Having discovered this phenomena, Blumlein went on to develop the concept of coincident microphone arrays to capture real sound source positions in real life in a way that would translate accurately to loudspeaker listening. Since the left and right mics in a coincident array occupy the same point in space, there can be no timing differences between their signals, but their polar patterns will impose level differences dependent on the angle of incidence of the sound waves. Those level differences get translated back into artificial time‑of‑arrival differences via the speakers, and thus create a stable stereo image.

However, to maintain the illusion of a stable stereo sound stage it is essential that the listener is in the correct position relative to the loudspeakers: at the apex of the equilateral triangle. If the listener moves well off to one side, for example, the stereo image quickly collapses into the nearer loudspeaker. This is due to something called the Haas Effect, whereby once the time‑of‑arrival difference at the ears exceeds a certain amount, the brain becomes fixated on the sound which arrives first, and ignores later‑arriving sounds.

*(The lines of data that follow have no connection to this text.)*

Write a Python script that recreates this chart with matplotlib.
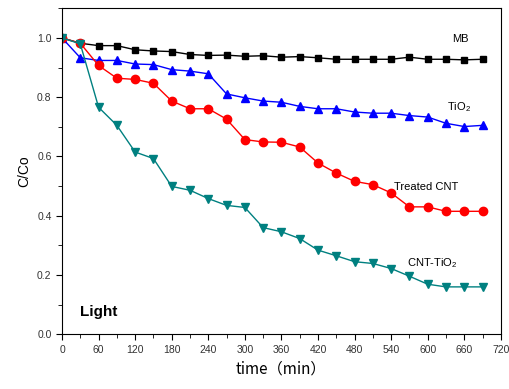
import matplotlib.pyplot as plt
from matplotlib.ticker import MultipleLocator

plt.rcParams['font.family'] = ['Liberation Sans', 'DejaVu Sans']
plt.rcParams['mathtext.fontset'] = 'custom'
plt.rcParams['mathtext.rm'] = 'Liberation Sans'

# time in minutes
time = [0, 30, 60, 90, 120, 150, 180, 210, 240, 270, 300, 330,
        360, 390, 420, 450, 480, 510, 540, 570, 600, 630, 660, 690]

mb = [1.0, 0.982, 0.974, 0.974, 0.960, 0.956, 0.954, 0.944, 0.941, 0.942, 0.938, 0.940,
      0.935, 0.937, 0.933, 0.928, 0.928, 0.928, 0.928, 0.935, 0.928, 0.928, 0.926, 0.928]
tio2 = [1.0, 0.933, 0.924, 0.924, 0.912, 0.910, 0.893, 0.888, 0.879, 0.811, 0.798, 0.787,
        0.783, 0.769, 0.761, 0.761, 0.750, 0.746, 0.746, 0.738, 0.733, 0.712, 0.701, 0.705]
treated_cnt = [1.0, 0.982, 0.907, 0.864, 0.860, 0.847, 0.787, 0.761, 0.761, 0.726, 0.657, 0.649,
               0.648, 0.632, 0.578, 0.544, 0.516, 0.505, 0.477, 0.430, 0.430, 0.415, 0.415, 0.415]
cnt_tio2 = [1.0, 0.980, 0.766, 0.705, 0.615, 0.593, 0.499, 0.486, 0.458, 0.435, 0.428, 0.360,
            0.346, 0.323, 0.284, 0.265, 0.245, 0.239, 0.222, 0.196, 0.169, 0.160, 0.160, 0.160]

fig = plt.figure(figsize=(5.1, 3.89), dpi=100)
ax = fig.add_axes([0.1216, 0.1406, 0.8604, 0.8381])

ax.plot(time, mb, color='black', marker='s', markersize=5, linewidth=1)
ax.plot(time, tio2, color='#0000ff', marker='^', markersize=6, linewidth=1)
ax.plot(time, treated_cnt, color='#ff0000', marker='o', markersize=6, linewidth=1)
ax.plot(time, cnt_tio2, color='#008080', marker='v', markersize=6, linewidth=1)

ax.text(653, 0.997, 'MB', fontsize=8, ha='center', va='center')
ax.text(651, 0.765, r'TiO$_\mathrm{2}$', fontsize=8, ha='center', va='center')
ax.text(597, 0.497, 'Treated CNT', fontsize=8, ha='center', va='center')
ax.text(608, 0.24, r'CNT-TiO$_\mathrm{2}$', fontsize=8, ha='center', va='center')
ax.text(29, 0.076, 'Light', fontsize=11, fontweight='bold', va='center')

ax.set_xlim(0, 720)
ax.set_ylim(0, 1.1)
ax.xaxis.set_major_locator(MultipleLocator(60))
ax.xaxis.set_minor_locator(MultipleLocator(30))
ax.yaxis.set_major_locator(MultipleLocator(0.2))
ax.yaxis.set_minor_locator(MultipleLocator(0.1))
ax.yaxis.set_major_formatter(plt.FormatStrFormatter('%.1f'))
ax.tick_params(which='both', direction='out', labelsize=7.5, labelcolor='#333333')
ax.tick_params(which='major', length=4)
ax.tick_params(which='minor', length=3)

ax.set_xlabel('time（min）', fontsize=11, family=['Noto Sans CJK SC', 'DejaVu Sans'])
ax.set_ylabel('C/Co', fontsize=10)

plt.savefig('out.png')
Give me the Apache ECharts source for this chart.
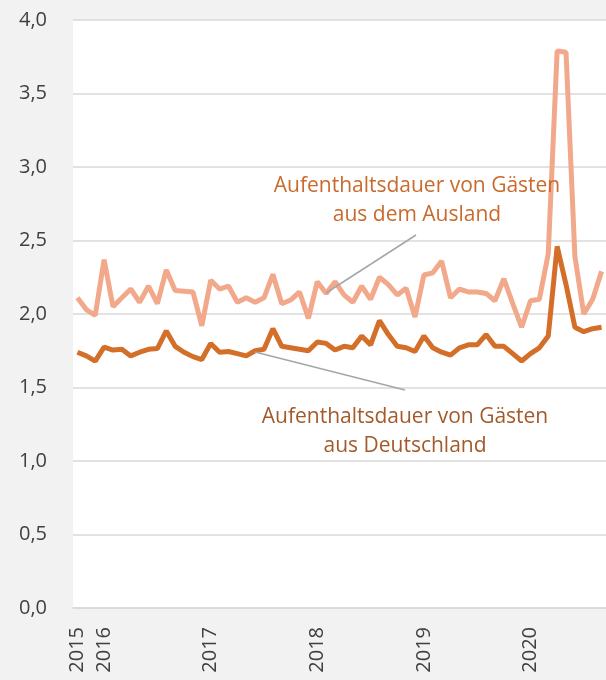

That’s why moving the speakers to ±90 degrees can’t create a stable stereo image. It’s also related to the reason the stereo image heard over headphones lacks stability and feels unnatural to most people. Each ear under headphones hears only its own channel, and as there is no inherent ‘bleed’ from the other channel the artificial time‑of‑arrival differences are not reconstructed: sounds therefore tend to ‘puddle’ at each ear rather than stretch across a stable image. The ‘crossfeed’ option included in some headphone amps and software attempts to reintroduce the opposite channel bleed to recreate time‑of‑arrival differences, but the success is dependent to some extent on how well the crossfeed parameters match those of your own head dimensions.